:: Requirement ::
Starting with the first line and ending with the line that holds "(v0l) at (37,186)", repeat the material exactly.

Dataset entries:
============

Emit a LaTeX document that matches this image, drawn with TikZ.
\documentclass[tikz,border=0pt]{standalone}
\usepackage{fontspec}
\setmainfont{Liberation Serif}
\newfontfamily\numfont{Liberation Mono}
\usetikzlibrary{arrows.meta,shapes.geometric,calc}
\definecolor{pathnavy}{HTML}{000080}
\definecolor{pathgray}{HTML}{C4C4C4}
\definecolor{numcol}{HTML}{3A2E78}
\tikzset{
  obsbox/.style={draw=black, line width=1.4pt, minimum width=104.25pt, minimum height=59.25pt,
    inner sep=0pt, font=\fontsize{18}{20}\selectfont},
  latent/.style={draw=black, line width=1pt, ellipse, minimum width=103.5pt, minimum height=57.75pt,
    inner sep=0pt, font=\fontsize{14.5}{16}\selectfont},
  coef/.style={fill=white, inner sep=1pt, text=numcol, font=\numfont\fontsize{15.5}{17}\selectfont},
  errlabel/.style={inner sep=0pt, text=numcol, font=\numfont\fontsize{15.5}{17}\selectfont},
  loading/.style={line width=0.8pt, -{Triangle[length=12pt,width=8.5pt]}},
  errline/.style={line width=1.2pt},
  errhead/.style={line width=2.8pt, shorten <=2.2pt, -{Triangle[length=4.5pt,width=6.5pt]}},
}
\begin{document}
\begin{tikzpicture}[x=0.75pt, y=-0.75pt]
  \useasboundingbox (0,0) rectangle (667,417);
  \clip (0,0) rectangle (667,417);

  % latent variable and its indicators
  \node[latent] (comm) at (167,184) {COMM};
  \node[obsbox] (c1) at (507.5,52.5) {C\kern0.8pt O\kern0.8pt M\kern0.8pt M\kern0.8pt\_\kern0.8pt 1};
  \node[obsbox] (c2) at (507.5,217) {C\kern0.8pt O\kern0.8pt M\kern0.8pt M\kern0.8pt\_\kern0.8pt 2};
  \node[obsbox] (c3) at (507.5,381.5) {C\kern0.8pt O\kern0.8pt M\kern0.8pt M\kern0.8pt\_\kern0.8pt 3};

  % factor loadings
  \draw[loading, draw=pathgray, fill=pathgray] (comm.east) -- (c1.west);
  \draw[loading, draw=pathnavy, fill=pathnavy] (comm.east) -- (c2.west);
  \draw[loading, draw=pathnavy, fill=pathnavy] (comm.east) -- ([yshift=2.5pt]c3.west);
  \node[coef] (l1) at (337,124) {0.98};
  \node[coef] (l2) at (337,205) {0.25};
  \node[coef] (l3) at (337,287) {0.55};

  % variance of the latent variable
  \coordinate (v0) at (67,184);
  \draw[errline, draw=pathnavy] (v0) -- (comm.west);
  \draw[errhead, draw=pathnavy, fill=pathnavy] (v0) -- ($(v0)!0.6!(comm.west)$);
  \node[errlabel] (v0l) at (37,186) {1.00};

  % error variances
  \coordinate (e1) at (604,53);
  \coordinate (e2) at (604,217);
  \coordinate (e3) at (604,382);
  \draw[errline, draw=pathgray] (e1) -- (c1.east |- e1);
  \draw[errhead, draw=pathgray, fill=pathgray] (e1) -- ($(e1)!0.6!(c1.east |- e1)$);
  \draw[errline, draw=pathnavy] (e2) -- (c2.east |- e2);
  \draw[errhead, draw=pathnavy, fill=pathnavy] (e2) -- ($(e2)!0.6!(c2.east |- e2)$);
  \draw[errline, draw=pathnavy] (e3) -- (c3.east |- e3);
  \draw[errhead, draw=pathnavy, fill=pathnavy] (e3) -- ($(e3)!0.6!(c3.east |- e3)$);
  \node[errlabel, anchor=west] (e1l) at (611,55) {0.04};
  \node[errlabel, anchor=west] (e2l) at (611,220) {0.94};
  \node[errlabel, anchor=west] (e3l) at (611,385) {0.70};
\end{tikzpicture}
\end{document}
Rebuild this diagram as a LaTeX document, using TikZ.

============

:: The output ::
Emit a LaTeX document that matches this image, drawn with TikZ.
\documentclass[tikz,border=0pt]{standalone}
\usepackage{fontspec}
\setmainfont{Liberation Serif}
\newfontfamily\numfont{Liberation Mono}
\usetikzlibrary{arrows.meta,shapes.geometric,calc}
\definecolor{pathnavy}{HTML}{000080}
\definecolor{pathgray}{HTML}{C4C4C4}
\definecolor{numcol}{HTML}{3A2E78}
\tikzset{
  obsbox/.style={draw=black, line width=1.4pt, minimum width=104.25pt, minimum height=59.25pt,
    inner sep=0pt, font=\fontsize{18}{20}\selectfont},
  latent/.style={draw=black, line width=1pt, ellipse, minimum width=103.5pt, minimum height=57.75pt,
    inner sep=0pt, font=\fontsize{14.5}{16}\selectfont},
  coef/.style={fill=white, inner sep=1pt, text=numcol, font=\numfont\fontsize{15.5}{17}\selectfont},
  errlabel/.style={inner sep=0pt, text=numcol, font=\numfont\fontsize{15.5}{17}\selectfont},
  loading/.style={line width=0.8pt, -{Triangle[length=12pt,width=8.5pt]}},
  errline/.style={line width=1.2pt},
  errhead/.style={line width=2.8pt, shorten <=2.2pt, -{Triangle[length=4.5pt,width=6.5pt]}},
}
\begin{document}
\begin{tikzpicture}[x=0.75pt, y=-0.75pt]
  \useasboundingbox (0,0) rectangle (667,417);
  \clip (0,0) rectangle (667,417);

  % latent variable and its indicators
  \node[latent] (comm) at (167,184) {COMM};
  \node[obsbox] (c1) at (507.5,52.5) {C\kern0.8pt O\kern0.8pt M\kern0.8pt M\kern0.8pt\_\kern0.8pt 1};
  \node[obsbox] (c2) at (507.5,217) {C\kern0.8pt O\kern0.8pt M\kern0.8pt M\kern0.8pt\_\kern0.8pt 2};
  \node[obsbox] (c3) at (507.5,381.5) {C\kern0.8pt O\kern0.8pt M\kern0.8pt M\kern0.8pt\_\kern0.8pt 3};

  % factor loadings
  \draw[loading, draw=pathgray, fill=pathgray] (comm.east) -- (c1.west);
  \draw[loading, draw=pathnavy, fill=pathnavy] (comm.east) -- (c2.west);
  \draw[loading, draw=pathnavy, fill=pathnavy] (comm.east) -- ([yshift=2.5pt]c3.west);
  \node[coef] (l1) at (337,124) {0.98};
  \node[coef] (l2) at (337,205) {0.25};
  \node[coef] (l3) at (337,287) {0.55};

  % variance of the latent variable
  \coordinate (v0) at (67,184);
  \draw[errline, draw=pathnavy] (v0) -- (comm.west);
  \draw[errhead, draw=pathnavy, fill=pathnavy] (v0) -- ($(v0)!0.6!(comm.west)$);
  \node[errlabel] (v0l) at (37,186) {1.00};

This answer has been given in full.